• What is asked:
Print exactly the part opening with the line containing "Give me the Plotly source for this chart." and closing with the line containing "import plotly.graph_objects as go", with both of those lines included.

• Supplied data:
begin
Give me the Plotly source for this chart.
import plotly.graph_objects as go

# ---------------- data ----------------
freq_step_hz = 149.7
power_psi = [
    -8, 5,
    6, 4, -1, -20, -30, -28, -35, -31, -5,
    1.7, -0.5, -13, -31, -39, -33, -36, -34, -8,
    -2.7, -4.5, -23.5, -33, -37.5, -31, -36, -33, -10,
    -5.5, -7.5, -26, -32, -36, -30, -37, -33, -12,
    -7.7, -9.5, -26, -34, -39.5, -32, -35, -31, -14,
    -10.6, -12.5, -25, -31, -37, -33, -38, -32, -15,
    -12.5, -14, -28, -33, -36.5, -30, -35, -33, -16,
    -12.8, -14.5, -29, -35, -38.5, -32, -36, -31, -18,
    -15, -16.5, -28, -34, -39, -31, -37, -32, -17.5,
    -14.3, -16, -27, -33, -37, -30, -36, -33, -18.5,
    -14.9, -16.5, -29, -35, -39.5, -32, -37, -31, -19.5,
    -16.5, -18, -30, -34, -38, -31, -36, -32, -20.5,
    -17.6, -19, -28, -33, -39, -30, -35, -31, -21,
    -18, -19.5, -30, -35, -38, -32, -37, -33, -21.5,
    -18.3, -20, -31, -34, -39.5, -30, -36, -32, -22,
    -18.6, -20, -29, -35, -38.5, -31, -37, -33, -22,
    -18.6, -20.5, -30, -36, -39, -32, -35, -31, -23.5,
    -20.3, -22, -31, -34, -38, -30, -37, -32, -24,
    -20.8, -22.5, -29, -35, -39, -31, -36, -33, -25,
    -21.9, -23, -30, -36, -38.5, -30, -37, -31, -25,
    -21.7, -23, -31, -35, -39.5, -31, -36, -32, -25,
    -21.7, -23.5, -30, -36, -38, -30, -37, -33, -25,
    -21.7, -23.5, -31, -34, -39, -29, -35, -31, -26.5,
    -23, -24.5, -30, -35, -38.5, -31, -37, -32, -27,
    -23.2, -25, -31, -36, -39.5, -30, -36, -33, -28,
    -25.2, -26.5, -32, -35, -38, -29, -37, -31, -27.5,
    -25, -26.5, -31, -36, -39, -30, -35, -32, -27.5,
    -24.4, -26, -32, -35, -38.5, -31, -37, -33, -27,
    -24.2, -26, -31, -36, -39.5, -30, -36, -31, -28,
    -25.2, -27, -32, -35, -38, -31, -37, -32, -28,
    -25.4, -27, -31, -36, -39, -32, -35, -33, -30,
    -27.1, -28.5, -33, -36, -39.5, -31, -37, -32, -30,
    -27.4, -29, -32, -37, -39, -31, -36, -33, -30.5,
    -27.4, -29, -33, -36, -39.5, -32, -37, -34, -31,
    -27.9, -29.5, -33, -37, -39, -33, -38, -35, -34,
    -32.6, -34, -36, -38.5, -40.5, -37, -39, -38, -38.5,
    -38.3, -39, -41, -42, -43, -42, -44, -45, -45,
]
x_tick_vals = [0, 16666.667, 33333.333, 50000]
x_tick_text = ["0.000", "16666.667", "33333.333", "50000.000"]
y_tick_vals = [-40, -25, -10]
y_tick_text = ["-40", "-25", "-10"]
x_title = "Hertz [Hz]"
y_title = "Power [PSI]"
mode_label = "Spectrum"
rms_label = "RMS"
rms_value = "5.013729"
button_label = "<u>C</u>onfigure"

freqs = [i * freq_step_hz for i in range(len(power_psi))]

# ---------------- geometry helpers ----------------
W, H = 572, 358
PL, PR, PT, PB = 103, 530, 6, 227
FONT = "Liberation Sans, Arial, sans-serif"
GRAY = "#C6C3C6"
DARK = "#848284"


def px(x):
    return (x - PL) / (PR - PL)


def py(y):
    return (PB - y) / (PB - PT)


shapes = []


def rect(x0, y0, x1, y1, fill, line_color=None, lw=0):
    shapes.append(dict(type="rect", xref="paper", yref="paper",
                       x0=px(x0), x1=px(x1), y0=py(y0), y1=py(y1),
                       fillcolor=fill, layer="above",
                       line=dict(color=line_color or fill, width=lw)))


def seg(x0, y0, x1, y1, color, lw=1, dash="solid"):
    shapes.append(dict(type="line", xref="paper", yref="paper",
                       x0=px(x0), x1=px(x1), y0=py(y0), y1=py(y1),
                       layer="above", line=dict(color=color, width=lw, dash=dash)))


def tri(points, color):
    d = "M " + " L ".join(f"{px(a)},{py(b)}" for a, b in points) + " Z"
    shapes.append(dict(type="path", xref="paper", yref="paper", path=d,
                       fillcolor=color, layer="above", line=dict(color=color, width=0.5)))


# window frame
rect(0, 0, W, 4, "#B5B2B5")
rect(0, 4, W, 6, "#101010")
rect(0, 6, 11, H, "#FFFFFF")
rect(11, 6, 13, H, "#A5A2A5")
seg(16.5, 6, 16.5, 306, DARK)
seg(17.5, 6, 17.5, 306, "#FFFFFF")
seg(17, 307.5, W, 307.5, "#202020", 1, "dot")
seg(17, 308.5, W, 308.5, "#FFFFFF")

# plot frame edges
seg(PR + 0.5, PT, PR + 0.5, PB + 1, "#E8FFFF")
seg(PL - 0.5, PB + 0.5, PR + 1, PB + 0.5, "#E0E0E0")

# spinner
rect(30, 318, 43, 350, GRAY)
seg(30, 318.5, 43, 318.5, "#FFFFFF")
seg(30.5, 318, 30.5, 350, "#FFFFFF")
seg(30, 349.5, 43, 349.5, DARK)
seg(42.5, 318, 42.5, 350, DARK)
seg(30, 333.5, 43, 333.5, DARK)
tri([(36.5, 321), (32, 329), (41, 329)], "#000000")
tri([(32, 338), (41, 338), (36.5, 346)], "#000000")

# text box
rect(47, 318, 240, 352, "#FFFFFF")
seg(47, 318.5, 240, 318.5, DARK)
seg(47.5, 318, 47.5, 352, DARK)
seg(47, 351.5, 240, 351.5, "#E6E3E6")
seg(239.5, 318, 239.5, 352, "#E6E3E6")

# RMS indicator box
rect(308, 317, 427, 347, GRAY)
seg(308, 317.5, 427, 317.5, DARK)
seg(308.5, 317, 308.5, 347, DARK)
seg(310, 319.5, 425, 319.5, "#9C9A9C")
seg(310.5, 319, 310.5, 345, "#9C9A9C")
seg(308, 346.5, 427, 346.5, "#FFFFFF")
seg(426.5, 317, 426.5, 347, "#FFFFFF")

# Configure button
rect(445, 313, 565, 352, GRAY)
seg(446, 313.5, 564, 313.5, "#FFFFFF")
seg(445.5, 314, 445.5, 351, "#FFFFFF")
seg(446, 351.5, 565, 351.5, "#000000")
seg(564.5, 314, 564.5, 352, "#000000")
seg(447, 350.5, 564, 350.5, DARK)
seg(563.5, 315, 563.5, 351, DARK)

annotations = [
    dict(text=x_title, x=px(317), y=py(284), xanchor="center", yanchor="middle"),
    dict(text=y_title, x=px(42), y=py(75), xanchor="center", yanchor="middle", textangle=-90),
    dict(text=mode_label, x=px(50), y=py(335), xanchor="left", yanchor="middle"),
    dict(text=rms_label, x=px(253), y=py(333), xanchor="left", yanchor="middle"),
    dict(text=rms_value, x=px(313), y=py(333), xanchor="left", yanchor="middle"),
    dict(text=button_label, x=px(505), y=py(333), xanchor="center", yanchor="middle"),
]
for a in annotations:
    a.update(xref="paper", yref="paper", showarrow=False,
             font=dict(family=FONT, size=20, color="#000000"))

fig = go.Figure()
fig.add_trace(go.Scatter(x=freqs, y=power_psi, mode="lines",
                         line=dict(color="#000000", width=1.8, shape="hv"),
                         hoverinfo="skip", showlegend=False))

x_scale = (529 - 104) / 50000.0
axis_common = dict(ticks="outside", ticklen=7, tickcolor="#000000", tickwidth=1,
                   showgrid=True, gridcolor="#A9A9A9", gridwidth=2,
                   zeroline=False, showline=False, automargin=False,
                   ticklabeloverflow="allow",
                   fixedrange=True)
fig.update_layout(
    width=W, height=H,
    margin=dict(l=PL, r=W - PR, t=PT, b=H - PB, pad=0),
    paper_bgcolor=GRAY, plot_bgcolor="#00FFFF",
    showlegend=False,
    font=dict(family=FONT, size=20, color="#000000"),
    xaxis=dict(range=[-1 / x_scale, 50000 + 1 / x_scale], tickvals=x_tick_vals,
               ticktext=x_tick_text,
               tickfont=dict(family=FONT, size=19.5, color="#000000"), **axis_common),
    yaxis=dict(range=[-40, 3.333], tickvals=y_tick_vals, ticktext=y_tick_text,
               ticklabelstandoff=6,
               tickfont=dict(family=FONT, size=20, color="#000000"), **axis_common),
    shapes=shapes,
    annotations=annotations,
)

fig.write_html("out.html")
end
begin
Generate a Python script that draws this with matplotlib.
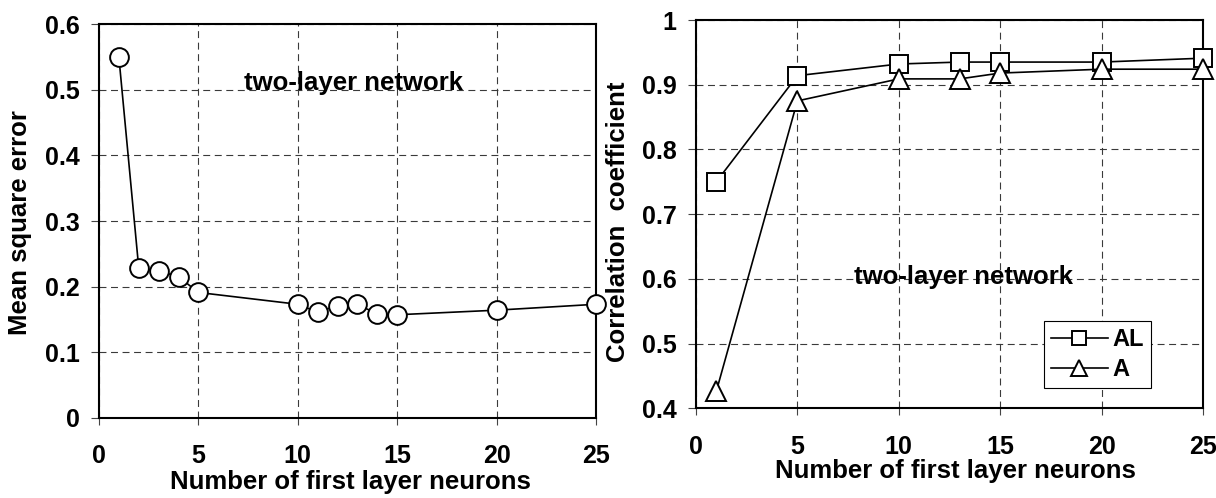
end
• Solution for this task:
Give me the Plotly source for this chart.
import plotly.graph_objects as go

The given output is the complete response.